Valerie Jarrett, senior adviser to President Barack Obama (and unofficial “first friend”) knows whereof she speaks.

The assistant to the president for intergovernmental affairs and public engagement shared her insider’s perspective on Washington gridlock with a crowd at the Harvard Kennedy School (HKS) on Feb. 19.

Jarrett cited Republicans who refuse to engage, lobbyists who fight legislation such as financial regulation, and media that have helped to polarize the national dialogue as all playing roles in preventing critical reforms from moving forward.

Describing the everyday legislative process, such as that surrounding the health care debate, as “really, really ugly,” Jarrett compared the machinery of creating law to a sausage-making factory where the best intentions and the facts get “lost in the morass of Washington.”

“It’s been one year, and Rome wasn’t built in a day,” said Jarrett, addressing some of the president’s former supporters — and current critics — who expected quick and sweeping change. Obama’s commitment to a variety of reform efforts, she insisted, is as “vibrant today as it was one year ago.”

In the near future, Jarrett said, Obama plans to post online a version of a revised health care bill that would be “good for the American people,” in advance of a health care summit with recalcitrant Republicans later this month. She said he will respond to good counterproposals, and will continue to be “open for change.”

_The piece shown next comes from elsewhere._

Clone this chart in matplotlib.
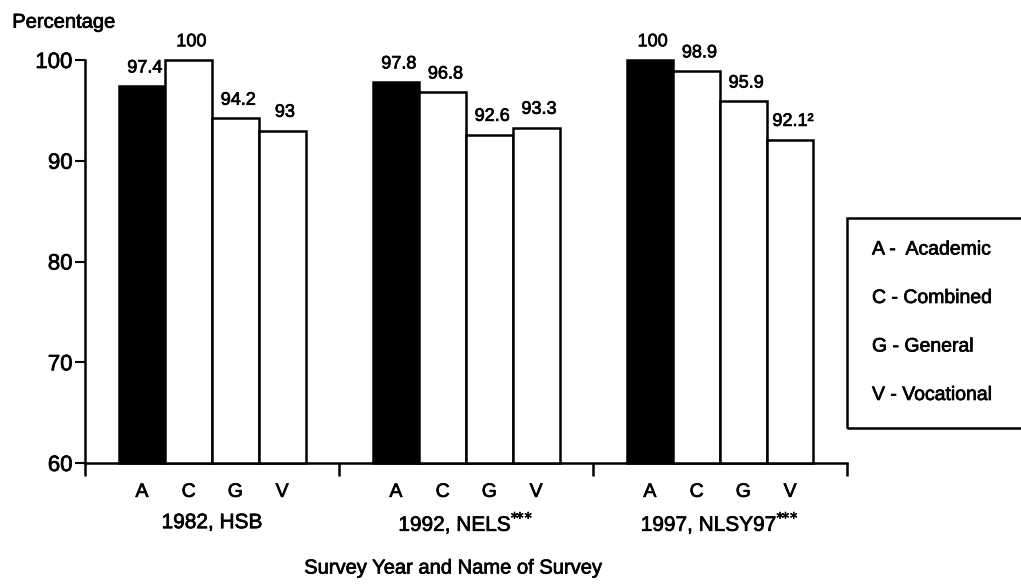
import matplotlib
matplotlib.use("Agg")
import matplotlib.pyplot as plt
import matplotlib.patheffects as pe
from matplotlib.patches import Rectangle
from matplotlib.text import Text
from matplotlib.transforms import blended_transform_factory

plt.rcParams["font.family"] = ["Liberation Sans", "DejaVu Sans"]

# Data
groups = ["1982, HSB", r"1992, NELS$^{*\!\!*\!\!*}$", r"1997, NLSY97$^{*\!\!*\!\!*}$"]
codes = ["A", "C", "G", "V"]
academic = [97.4, 97.8, 100]
combined = [100, 96.8, 98.9]
general = [94.2, 92.6, 95.9]
vocational = [93, 93.3, 92.1]
footnotes = {(3, 2): "²"}  # (series, group) -> superscript note
legend_labels = ["A -  Academic", "C - Combined", "G - General", "V - Vocational"]

series = [academic, combined, general, vocational]
fills = ["black", "white", "white", "white"]

fig = plt.figure(figsize=(10.21, 5.85), dpi=100)
ax = fig.add_axes([0.0833, 0.2085, 0.7463, 0.6889])

width = 0.184
bar_x = []
for j, vals in enumerate(series):
    xs = [i + 0.5 + (j - 1.5) * width for i in range(len(groups))]
    bar_x.append(xs)
    ax.bar(xs, [v - 60 for v in vals], width, bottom=60, color=fills[j],
           edgecolor="black", linewidth=1.8, clip_on=False, zorder=3)
    for i, (x, v) in enumerate(zip(xs, vals)):
        label = f"{v:g}" + footnotes.get((j, i), "")
        ax.annotate(label, (x, v), xytext=(2, 7), textcoords="offset points",
                    ha="center", va="bottom", fontsize=13)

ax.set_xlim(0, 3)
ax.set_ylim(60, 100)
ax.set_yticks([60, 70, 80, 90, 100])
ax.tick_params(axis="y", labelsize=16, length=7, width=1.5, direction="out", pad=2)

# category letters as major ticks, group separators as minor ticks
centers = sorted(x for xs in bar_x for x in xs)
ax.set_xticks(centers)
ax.set_xticklabels(codes * len(groups), fontsize=14)
ax.tick_params(axis="x", which="major", length=0, pad=15)
ax.set_xticks([0, 1, 2, 3], minor=True)
ax.tick_params(axis="x", which="minor", length=9, width=1.8, direction="out")

trans = blended_transform_factory(ax.transData, ax.transAxes)
for i, g in enumerate(groups):
    ax.text(i + 0.5, -0.148, g, transform=trans, ha="center", va="center", fontsize=15)

for side in ["top", "right"]:
    ax.spines[side].set_visible(False)
ax.spines["left"].set_linewidth(1.8)
ax.spines["bottom"].set_linewidth(1.8)

fig.text(0.012, 0.962, "Percentage", fontsize=14.5, ha="left", va="center")
fig.text(0.444, 0.029, "Survey Year and Name of Survey", fontsize=14.5,
         ha="center", va="center")

# legend box
W, H = 1021, 585
fig.patches.append(Rectangle((847 / W, 1 - 428 / H), 200 / W, 210 / H,
                             transform=fig.transFigure, fill=False,
                             edgecolor="black", linewidth=1.8))
for k, txt in enumerate(legend_labels):
    y = 250 + k * 48.5
    fig.text(872 / W, 1 - y / H, txt, fontsize=14, ha="left", va="center")

# the scanned original has heavier type
for t in fig.findobj(Text):
    t.set_path_effects([pe.withStroke(linewidth=0.5, foreground="black")])

fig.savefig("out.png", dpi=100)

Christened “first friend” by David Gergen, himself a longtime presidential adviser who moderated the session at the John F. Kennedy Jr. Forum, Jarrett said she first met Obama and his future wife, Michelle Robinson, while working in Chicago government.

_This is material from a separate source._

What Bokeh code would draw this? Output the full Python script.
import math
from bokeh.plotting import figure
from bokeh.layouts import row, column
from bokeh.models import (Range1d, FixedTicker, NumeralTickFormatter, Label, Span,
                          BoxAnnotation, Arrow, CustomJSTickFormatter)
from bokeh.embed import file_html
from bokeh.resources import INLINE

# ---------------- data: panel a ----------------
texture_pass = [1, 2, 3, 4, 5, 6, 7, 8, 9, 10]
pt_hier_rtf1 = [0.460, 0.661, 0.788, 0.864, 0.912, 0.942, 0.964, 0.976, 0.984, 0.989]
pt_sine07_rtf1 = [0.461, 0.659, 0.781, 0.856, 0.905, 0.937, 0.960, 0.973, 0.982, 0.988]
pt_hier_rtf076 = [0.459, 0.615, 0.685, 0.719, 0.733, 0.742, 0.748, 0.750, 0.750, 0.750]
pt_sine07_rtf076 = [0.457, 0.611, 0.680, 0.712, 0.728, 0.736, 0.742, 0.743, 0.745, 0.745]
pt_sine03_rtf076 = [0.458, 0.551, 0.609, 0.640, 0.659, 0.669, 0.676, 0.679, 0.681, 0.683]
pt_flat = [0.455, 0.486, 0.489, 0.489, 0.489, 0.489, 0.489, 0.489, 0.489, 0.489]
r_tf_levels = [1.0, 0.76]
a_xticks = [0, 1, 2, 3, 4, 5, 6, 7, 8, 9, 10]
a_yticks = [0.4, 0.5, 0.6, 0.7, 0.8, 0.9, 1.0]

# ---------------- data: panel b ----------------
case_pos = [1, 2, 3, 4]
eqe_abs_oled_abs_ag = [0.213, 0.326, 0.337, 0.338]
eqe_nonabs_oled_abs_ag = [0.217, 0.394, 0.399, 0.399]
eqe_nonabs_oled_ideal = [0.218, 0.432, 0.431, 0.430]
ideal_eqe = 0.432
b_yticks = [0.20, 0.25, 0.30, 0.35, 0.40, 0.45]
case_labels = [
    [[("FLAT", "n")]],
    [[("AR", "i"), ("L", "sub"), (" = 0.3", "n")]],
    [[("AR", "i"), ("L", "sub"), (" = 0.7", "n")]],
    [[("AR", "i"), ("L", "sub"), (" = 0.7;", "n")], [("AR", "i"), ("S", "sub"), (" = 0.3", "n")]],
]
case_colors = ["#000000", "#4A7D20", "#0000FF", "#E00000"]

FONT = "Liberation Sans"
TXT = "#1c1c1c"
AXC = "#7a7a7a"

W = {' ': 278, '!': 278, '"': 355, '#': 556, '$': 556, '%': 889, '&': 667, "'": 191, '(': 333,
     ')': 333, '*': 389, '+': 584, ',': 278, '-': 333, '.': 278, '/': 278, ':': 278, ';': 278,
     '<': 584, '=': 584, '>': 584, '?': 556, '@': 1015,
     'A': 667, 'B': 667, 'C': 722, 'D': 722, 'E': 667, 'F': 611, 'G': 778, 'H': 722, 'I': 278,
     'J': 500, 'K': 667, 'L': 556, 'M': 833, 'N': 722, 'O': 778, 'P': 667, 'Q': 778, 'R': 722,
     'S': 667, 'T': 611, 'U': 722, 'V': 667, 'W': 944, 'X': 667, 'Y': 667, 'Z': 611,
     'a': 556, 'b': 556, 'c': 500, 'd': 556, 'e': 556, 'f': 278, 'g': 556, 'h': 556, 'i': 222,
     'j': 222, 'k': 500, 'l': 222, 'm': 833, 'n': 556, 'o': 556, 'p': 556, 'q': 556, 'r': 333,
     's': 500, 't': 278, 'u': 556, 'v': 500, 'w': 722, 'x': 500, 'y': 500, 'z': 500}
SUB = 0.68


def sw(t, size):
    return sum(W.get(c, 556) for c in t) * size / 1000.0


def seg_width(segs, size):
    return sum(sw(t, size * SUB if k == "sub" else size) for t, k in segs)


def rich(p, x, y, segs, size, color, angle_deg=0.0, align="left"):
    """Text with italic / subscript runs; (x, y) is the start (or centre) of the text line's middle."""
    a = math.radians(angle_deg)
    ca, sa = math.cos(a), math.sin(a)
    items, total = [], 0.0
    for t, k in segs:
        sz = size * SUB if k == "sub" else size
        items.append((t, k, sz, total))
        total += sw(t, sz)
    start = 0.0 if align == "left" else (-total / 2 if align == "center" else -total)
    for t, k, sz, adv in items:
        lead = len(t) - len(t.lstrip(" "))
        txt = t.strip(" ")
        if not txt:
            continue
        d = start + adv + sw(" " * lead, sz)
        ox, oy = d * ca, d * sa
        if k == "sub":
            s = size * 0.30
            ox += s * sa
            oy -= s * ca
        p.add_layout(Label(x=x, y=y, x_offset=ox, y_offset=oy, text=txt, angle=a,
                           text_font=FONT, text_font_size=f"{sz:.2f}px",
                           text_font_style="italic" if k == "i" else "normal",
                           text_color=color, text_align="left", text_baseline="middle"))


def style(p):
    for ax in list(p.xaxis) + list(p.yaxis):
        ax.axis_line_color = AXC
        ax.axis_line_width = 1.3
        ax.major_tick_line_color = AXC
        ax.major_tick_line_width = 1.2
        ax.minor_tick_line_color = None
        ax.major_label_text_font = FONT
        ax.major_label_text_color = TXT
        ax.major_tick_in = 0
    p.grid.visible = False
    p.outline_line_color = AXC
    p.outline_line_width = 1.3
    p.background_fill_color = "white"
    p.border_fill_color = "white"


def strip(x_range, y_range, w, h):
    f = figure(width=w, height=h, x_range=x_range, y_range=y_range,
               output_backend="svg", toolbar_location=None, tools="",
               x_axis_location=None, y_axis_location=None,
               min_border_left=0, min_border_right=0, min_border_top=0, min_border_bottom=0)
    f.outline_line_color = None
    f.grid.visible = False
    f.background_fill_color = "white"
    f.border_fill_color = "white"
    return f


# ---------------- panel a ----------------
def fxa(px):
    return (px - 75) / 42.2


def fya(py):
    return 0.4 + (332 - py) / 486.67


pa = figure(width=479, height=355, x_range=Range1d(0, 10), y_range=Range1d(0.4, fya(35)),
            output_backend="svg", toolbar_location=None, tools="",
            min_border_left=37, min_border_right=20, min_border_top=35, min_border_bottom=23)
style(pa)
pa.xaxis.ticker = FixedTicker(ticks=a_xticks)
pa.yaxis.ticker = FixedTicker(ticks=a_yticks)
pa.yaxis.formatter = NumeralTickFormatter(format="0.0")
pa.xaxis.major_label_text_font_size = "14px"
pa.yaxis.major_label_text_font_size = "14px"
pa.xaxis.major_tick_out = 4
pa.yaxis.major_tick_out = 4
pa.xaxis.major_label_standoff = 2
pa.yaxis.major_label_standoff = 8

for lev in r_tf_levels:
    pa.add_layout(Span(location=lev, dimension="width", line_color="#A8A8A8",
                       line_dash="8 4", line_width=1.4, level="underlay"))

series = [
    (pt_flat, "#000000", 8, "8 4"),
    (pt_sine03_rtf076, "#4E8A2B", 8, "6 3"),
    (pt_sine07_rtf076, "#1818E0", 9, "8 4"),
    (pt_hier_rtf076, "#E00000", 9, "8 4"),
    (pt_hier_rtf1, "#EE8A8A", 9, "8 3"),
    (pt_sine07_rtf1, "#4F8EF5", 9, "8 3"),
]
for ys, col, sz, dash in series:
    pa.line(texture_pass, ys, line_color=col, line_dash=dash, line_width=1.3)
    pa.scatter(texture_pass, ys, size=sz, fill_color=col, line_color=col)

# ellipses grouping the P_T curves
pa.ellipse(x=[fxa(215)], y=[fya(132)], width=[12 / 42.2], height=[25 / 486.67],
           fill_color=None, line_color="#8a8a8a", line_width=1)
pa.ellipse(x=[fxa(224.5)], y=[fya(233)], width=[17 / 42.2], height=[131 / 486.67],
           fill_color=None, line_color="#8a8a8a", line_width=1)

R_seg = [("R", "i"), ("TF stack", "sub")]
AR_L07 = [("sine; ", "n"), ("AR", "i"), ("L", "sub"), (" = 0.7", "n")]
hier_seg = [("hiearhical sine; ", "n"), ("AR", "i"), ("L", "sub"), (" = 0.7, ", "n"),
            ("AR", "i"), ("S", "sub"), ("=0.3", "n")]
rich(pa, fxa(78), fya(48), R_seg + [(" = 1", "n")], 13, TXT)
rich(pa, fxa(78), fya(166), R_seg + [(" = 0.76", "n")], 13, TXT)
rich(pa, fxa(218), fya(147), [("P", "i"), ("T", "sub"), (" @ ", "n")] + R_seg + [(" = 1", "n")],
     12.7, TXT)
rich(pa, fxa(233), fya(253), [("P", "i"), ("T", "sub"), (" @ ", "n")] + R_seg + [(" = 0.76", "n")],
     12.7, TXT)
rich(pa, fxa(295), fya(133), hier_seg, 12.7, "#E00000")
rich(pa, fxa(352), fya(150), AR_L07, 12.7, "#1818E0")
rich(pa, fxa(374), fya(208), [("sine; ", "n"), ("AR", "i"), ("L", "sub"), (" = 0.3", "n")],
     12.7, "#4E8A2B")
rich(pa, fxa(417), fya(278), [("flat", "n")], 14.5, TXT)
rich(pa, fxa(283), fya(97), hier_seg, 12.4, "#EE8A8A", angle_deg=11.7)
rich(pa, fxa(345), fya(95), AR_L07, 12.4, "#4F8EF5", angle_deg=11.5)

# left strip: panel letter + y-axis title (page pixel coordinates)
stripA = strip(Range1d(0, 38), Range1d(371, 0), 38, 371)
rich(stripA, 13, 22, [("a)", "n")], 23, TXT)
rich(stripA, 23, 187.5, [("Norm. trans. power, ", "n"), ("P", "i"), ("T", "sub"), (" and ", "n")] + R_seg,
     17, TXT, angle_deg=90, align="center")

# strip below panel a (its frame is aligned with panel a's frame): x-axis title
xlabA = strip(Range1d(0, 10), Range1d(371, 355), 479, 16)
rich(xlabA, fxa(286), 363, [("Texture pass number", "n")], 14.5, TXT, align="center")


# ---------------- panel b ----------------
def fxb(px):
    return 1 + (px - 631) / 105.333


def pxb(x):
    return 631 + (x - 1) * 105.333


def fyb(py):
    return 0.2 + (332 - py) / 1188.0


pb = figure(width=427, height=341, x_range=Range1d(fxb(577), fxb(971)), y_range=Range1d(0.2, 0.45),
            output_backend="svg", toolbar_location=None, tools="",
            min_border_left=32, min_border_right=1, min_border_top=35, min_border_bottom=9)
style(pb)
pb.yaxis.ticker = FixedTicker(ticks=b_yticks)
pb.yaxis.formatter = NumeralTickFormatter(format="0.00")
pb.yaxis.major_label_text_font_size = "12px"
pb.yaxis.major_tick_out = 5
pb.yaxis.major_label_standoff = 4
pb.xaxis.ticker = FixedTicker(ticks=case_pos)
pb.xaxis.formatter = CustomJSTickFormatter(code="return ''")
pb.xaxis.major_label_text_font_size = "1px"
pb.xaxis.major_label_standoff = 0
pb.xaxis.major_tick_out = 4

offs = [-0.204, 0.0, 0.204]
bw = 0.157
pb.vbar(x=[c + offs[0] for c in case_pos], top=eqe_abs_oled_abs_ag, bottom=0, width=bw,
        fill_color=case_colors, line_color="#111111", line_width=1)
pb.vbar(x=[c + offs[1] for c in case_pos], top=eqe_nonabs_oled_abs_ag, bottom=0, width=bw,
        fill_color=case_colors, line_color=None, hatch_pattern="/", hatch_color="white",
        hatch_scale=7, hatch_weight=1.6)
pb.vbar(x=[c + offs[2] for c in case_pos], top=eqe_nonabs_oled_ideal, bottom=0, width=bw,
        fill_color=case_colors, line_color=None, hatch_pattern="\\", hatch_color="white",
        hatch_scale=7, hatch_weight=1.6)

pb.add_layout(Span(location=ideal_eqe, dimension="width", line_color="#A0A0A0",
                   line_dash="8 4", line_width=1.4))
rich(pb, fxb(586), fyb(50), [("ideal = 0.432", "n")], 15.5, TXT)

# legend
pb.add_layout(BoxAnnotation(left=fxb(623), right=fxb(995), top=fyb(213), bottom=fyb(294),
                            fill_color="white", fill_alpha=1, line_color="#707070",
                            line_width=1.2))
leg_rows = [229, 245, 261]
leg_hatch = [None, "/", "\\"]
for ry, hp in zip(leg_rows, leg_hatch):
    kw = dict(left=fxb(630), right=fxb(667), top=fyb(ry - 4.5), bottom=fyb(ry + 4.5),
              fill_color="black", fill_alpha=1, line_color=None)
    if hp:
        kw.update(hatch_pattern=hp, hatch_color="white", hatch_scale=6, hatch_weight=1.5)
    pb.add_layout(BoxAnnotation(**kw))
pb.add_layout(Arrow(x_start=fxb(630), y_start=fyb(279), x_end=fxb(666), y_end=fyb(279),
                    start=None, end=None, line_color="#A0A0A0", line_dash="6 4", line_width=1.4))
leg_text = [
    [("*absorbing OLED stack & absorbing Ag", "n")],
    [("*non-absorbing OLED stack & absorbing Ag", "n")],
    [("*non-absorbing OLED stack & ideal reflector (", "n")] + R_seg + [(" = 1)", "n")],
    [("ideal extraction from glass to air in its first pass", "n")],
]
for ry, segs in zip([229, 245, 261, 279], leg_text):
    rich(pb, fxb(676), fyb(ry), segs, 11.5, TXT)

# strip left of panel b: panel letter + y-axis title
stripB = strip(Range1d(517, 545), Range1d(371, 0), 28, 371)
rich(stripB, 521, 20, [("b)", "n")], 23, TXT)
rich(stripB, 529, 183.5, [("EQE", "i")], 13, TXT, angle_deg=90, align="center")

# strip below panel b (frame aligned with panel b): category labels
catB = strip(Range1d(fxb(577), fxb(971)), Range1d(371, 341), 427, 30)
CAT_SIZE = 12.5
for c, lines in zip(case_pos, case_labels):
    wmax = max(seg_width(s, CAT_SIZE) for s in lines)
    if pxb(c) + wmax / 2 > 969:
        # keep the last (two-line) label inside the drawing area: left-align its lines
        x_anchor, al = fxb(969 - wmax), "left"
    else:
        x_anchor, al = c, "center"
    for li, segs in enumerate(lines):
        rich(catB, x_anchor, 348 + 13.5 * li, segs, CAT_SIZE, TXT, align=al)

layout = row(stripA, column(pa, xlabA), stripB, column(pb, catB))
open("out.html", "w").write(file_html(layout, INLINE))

Jarrett said Michelle was an “extraordinary woman” whom she was eager to hire. Before Robinson said yes, recalled Jarrett, Robinson asked her to dinner to meet her fiancé, Barack, so the three could talk about the position.

That first encounter, said Jarrett, gave her an early look at the character of the future president and some of the qualities that he carried with him into the Oval Office. “He was a very good listener,” said Jarrett, and, despite asking “inquisitive questions,” made her feel instantly at ease.

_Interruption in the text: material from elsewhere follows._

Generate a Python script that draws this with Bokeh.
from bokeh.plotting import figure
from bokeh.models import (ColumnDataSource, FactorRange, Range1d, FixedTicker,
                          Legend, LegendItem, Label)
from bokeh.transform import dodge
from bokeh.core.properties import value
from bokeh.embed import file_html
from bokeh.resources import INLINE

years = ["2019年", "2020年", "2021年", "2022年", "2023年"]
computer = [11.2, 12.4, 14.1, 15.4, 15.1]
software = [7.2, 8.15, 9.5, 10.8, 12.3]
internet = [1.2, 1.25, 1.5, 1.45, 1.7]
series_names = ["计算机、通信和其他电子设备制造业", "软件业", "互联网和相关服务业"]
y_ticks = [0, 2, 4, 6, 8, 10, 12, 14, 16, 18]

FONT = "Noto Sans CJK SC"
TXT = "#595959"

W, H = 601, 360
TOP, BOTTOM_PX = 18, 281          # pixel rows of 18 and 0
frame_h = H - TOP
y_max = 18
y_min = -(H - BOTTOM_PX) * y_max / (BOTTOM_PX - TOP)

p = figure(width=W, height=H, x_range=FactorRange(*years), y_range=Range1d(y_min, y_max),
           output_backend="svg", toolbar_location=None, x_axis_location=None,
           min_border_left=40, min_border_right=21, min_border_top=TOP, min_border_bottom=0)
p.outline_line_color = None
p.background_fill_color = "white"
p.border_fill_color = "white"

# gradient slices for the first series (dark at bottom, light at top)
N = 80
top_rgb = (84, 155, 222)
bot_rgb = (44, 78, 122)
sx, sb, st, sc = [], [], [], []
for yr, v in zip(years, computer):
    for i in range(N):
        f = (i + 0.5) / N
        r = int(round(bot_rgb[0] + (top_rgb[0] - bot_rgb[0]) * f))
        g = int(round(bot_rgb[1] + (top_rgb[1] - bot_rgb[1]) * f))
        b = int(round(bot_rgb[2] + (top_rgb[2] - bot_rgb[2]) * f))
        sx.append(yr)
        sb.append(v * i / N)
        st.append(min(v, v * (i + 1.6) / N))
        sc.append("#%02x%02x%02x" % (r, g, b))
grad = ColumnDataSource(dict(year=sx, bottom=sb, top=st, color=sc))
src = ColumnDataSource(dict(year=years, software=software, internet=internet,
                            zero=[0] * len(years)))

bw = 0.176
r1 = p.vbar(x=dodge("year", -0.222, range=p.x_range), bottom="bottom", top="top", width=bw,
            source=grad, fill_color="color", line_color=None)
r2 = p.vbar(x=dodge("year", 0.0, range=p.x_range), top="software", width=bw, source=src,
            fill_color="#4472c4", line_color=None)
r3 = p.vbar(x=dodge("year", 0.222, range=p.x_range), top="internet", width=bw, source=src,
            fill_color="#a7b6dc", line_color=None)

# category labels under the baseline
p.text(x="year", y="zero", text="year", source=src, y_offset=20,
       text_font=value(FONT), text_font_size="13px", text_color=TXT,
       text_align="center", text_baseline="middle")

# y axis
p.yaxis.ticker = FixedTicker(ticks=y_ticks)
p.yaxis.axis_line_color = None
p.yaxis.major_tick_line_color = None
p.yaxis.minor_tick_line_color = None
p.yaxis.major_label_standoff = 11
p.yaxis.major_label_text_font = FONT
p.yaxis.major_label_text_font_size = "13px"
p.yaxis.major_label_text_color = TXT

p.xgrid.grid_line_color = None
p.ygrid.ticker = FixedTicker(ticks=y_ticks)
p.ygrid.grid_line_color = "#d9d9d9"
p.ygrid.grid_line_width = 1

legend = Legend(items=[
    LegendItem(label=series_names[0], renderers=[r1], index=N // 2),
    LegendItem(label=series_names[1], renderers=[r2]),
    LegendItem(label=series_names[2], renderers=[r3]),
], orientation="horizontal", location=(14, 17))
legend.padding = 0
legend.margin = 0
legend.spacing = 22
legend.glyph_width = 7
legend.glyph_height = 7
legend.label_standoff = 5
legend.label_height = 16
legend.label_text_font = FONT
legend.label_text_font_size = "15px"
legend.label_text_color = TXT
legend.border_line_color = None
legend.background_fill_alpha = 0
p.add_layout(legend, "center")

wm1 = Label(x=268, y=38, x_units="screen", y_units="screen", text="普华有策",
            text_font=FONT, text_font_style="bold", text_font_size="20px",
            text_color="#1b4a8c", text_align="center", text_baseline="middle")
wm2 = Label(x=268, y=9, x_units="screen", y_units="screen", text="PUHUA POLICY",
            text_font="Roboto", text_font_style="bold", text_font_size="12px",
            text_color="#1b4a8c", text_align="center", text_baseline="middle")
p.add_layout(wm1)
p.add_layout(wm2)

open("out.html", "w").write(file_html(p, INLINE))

Jarrett went on to serve as co-chair of the Obama-Biden presidential transition and as senior adviser to Obama’s presidential campaign.

Jarrett lauded Obama’s even temperament as president, as well as his disciplined thought process, his sense of empathy, and his ability to bring together groups of people with various opinions and “make everyone feel very comfortable opening up.”

Asked by Gergen, HKS professor of public service and director of the School’s Center for Public Leadership, how she is most helpful to the president, Jarrett said that comes in her ability to be blunt with the nation’s commander in chief.

“The higher I think you go, the harder it is to find people who will actually tell you the truth, particularly when they disagree with you,” she said, adding, “I feel very free to tell him when I completely disagree with him — respectfully, of course.”

Encouraging members of the next generation to consider pursuing careers in public service, Jarrett urged them to follow their passions.

“Don’t be afraid,” she said, “to take a leap of faith and try something that’s a little bit outside of your comfort zone.”

The event was co-sponsored by the Center for Public Leadership.